Can I download from S3 using a file list that spans MANY object folders in a bucket?

Jared_Alvarado · March 29, 2021, 7:19pm

Hey everyone! I’m running into a problem set that I just can’t get around. Truth in advertising, I’m brand new to rclone, so it could just be a new user mistake.

I’m trying to use rclone with S3. I have access to a bucket where content is just synced from another location. To be brief, here is how the bucket is laid out (in essence):

bucket/folder1/./././
Bucket/folder2/./././

Rinse and repeat that type of folder for ~40k folders. Now, I pulled a text list of the full S3 URI for the 2500 files I care about.

Now here’s where my confusion comes. I built a python script to iterate over the text file and it downloads 100%, but one line at a time. Is there a way with rclone to thread that out?

I hope this makes sense. I’ll gladly clarify! Thank you!

asdffdsa · March 29, 2021, 7:39pm

hello and welcome to the forum,

yes, rclone can read from a text file
https://rclone.org/filtering/#files-from-read-list-of-source-file-names
https://rclone.org/filtering/#files-from-raw-read-list-of-source-file-names-without-any-processing

keep in mind that for that text file, the files locations are relative to the root of the rclone remote you create.

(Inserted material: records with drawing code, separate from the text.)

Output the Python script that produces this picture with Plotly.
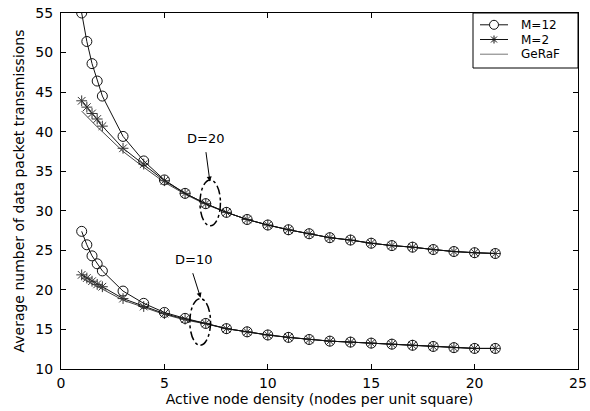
import plotly.graph_objects as go

# ---- data ----
density = [1, 1.25, 1.5, 1.75, 2, 3, 4, 5, 6, 7, 8, 9, 10, 11, 12, 13, 14, 15, 16, 17, 18, 19, 20, 21]

d20_m12 = [55.0, 51.4, 48.6, 46.4, 44.5, 39.4, 36.3, 33.9, 32.2, 30.9, 29.8, 28.9, 28.2, 27.6, 27.1, 26.6, 26.3, 25.9, 25.6, 25.4, 25.1, 24.85, 24.7, 24.6]
d20_m2 = [43.9, 43.1, 42.3, 41.6, 40.7, 37.9, 35.9, 33.8, 32.2, 30.9, 29.8, 28.9, 28.2, 27.6, 27.1, 26.6, 26.3, 25.9, 25.6, 25.4, 25.1, 24.85, 24.7, 24.6]
d20_geraf = [42.6, 41.9, 41.2, 40.6, 40.0, 37.5, 35.5, 33.6, 32.1, 30.8, 29.8, 28.9, 28.2, 27.6, 27.1, 26.6, 26.3, 25.9, 25.6, 25.4, 25.1, 24.85, 24.7, 24.6]

d10_m12 = [27.4, 25.7, 24.3, 23.3, 22.4, 19.85, 18.3, 17.15, 16.4, 15.76, 15.1, 14.7, 14.3, 14.0, 13.73, 13.52, 13.4, 13.27, 13.14, 13.0, 12.85, 12.7, 12.6, 12.6]
d10_m2 = [21.9, 21.5, 21.1, 20.7, 20.4, 18.9, 17.9, 17.0, 16.3, 15.76, 15.1, 14.7, 14.3, 14.0, 13.73, 13.52, 13.4, 13.27, 13.14, 13.0, 12.85, 12.7, 12.6, 12.6]
d10_geraf = [21.5, 21.1, 20.8, 20.4, 20.1, 18.7, 17.8, 16.9, 16.2, 15.7, 15.1, 14.7, 14.3, 14.0, 13.73, 13.52, 13.4, 13.27, 13.14, 13.0, 12.85, 12.7, 12.6, 12.6]

x_ticks = [0, 5, 10, 15, 20, 25]
y_ticks = [10, 15, 20, 25, 30, 35, 40, 45, 50, 55]

legend_names = ["M=12", "M=2", "GeRaF"]

FONT = "DejaVu Sans"
W, H = 590, 411
ML, MR, MT, MB = 61, 12, 13, 42
PW, PH = W - ML - MR, H - MT - MB


def px_x(p):  # pixel -> paper x
    return (p - ML) / PW


def px_y(p):  # pixel -> paper y
    return 1 - (p - MT) / PH


fig = go.Figure()


def add(x, y, symbol, color, lcolor, size):
    fig.add_trace(go.Scatter(
        x=x, y=y, mode="lines+markers" if symbol else "lines", showlegend=False,
        line=dict(color=lcolor, width=1),
        marker=dict(symbol=symbol, size=size, color=color,
                    line=dict(color=color, width=1)) if symbol else None,
        hoverinfo="x+y",
    ))


add(density, d20_geraf, None, "#555555", "#444444", 0)
add(density, d10_geraf, None, "#555555", "#444444", 0)
add(density, d20_m2, "asterisk-open", "#333333", "#111111", 9)
add(density, d10_m2, "asterisk-open", "#333333", "#111111", 9)
add(density, d20_m12, "circle-open", "#111111", "#111111", 10)
add(density, d10_m12, "circle-open", "#111111", "#111111", 10)

# ellipses marking D groups
fig.add_shape(type="circle", xref="x", yref="y", x0=6.72, x1=7.71, y0=28.1, y1=33.9,
              line=dict(color="black", width=1.5, dash="dashdot"))
fig.add_shape(type="circle", xref="x", yref="y", x0=6.23, x1=7.23, y0=13.0, y1=18.9,
              line=dict(color="black", width=1.5, dash="dashdot"))

# labels with arrows
fig.add_annotation(x=7.0, y=39.1, text="D=20", showarrow=False,
                   font=dict(family=FONT, size=13, color="black"))
fig.add_annotation(x=7.2, y=33.7, ax=7.0, ay=37.6, xref="x", yref="y", axref="x", ayref="y",
                   text="", showarrow=True, arrowhead=2, arrowsize=1, arrowwidth=1, arrowcolor="black")
fig.add_annotation(x=6.4, y=23.8, text="D=10", showarrow=False,
                   font=dict(family=FONT, size=13, color="black"))
fig.add_annotation(x=6.75, y=19.0, ax=6.35, ay=22.3, xref="x", yref="y", axref="x", ayref="y",
                   text="", showarrow=True, arrowhead=2, arrowsize=1, arrowwidth=1, arrowcolor="black")

# ---- legend box (drawn in paper space) ----
fig.add_shape(type="rect", xref="paper", yref="paper",
              x0=px_x(473), x1=1, y0=px_y(68), y1=1,
              line=dict(color="black", width=1), fillcolor="white", layer="above")
rows = [24.8, 39.5, 54.2]
line_cols = ["#111111", "#111111", "#777777"]
for name, ry, lc in zip(legend_names, rows, line_cols):
    fig.add_shape(type="line", xref="paper", yref="paper",
                  x0=px_x(480), x1=px_x(508), y0=px_y(ry), y1=px_y(ry),
                  line=dict(color=lc, width=1), layer="above")
    fig.add_annotation(xref="paper", yref="paper", x=px_x(520), y=px_y(ry),
                       xanchor="left", yanchor="middle", text=name, showarrow=False,
                       borderpad=0,
                       font=dict(family=FONT, size=12, color="black"))
# legend glyph: open circle
fig.add_shape(type="circle", xref="paper", yref="paper", xsizemode="pixel", ysizemode="pixel",
              xanchor=px_x(494), yanchor=px_y(rows[0]), x0=-4.5, x1=4.5, y0=-4.5, y1=4.5,
              line=dict(color="#111111", width=1), fillcolor="white", layer="above")
# legend glyph: asterisk
for dx0, dy0, dx1, dy1 in [(-4, 0, 4, 0), (0, -4, 0, 4), (-3, -3, 3, 3), (-3, 3, 3, -3)]:
    fig.add_shape(type="line", xref="paper", yref="paper", xsizemode="pixel", ysizemode="pixel",
                  xanchor=px_x(494), yanchor=px_y(rows[1]), x0=dx0, x1=dx1, y0=dy0, y1=dy1,
                  line=dict(color="#111111", width=1), layer="above")

axis_common = dict(showgrid=False, zeroline=False, showline=True, linecolor="black", linewidth=1,
                   mirror="ticks", ticks="inside", ticklen=5, tickcolor="black", automargin=False,
                   tickfont=dict(family=FONT, size=14, color="black"))

fig.update_xaxes(range=[0, 25], tickvals=x_ticks, ticklabelstandoff=1, **axis_common,
                 title=dict(text="Active node density (nodes per unit square)",
                            font=dict(family=FONT, size=14, color="black"), standoff=1))
fig.update_yaxes(range=[10, 55], tickvals=y_ticks, ticklabelstandoff=4, **axis_common,
                 title=dict(text="Average number of data packet transmissions",
                            font=dict(family=FONT, size=14, color="black"), standoff=7))

fig.update_layout(
    width=W, height=H,
    margin=dict(l=ML, r=MR, t=MT, b=MB),
    plot_bgcolor="white", paper_bgcolor="white",
    font=dict(family=FONT, color="black"),
    showlegend=False,
)

fig.write_html("out.html")
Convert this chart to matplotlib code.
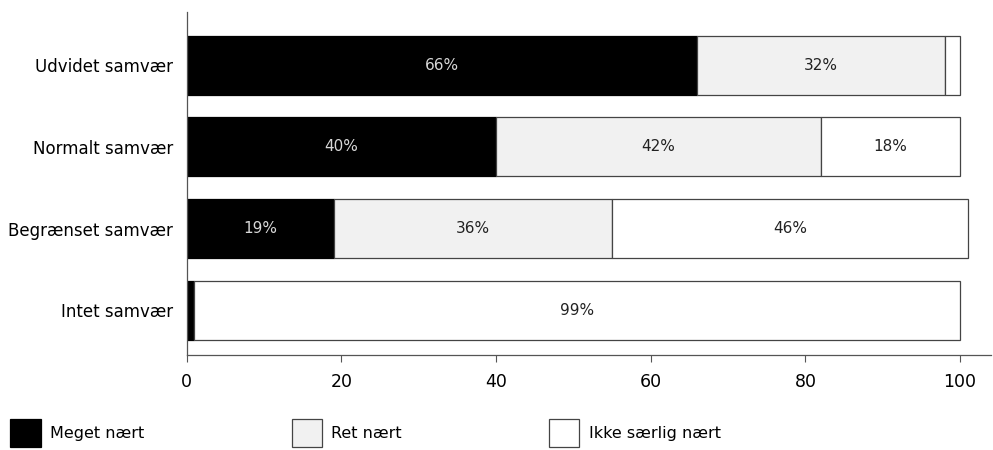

Jared_Alvarado · March 29, 2021, 8:24pm

I just wanted to thank you! I guess my patience is what was the failure...I did a dry run and it took 7min 19 seconds to even start the dry run. I guess sifting through a 500TB bucket takes a hot minute.

asdffdsa · March 29, 2021, 8:30pm

imho, take a hot minute to read the documenation,
rclone calculates the md5 checksum of each file before upload.
https://rclone.org/s3/#hashes

and tweak --checkers, --transfers and https://rclone.org/s3/#multipart-uploads

ncw · March 30, 2021, 4:03pm

Also check out s3 performance tuning here

https://rclone.org/s3/#reducing-costs

Habana_vee · April 5, 2021, 2:48pm

Thanks for this information this also help me.

system · June 5, 2021, 10:49am

This topic was automatically closed 60 days after the last reply. New replies are no longer allowed.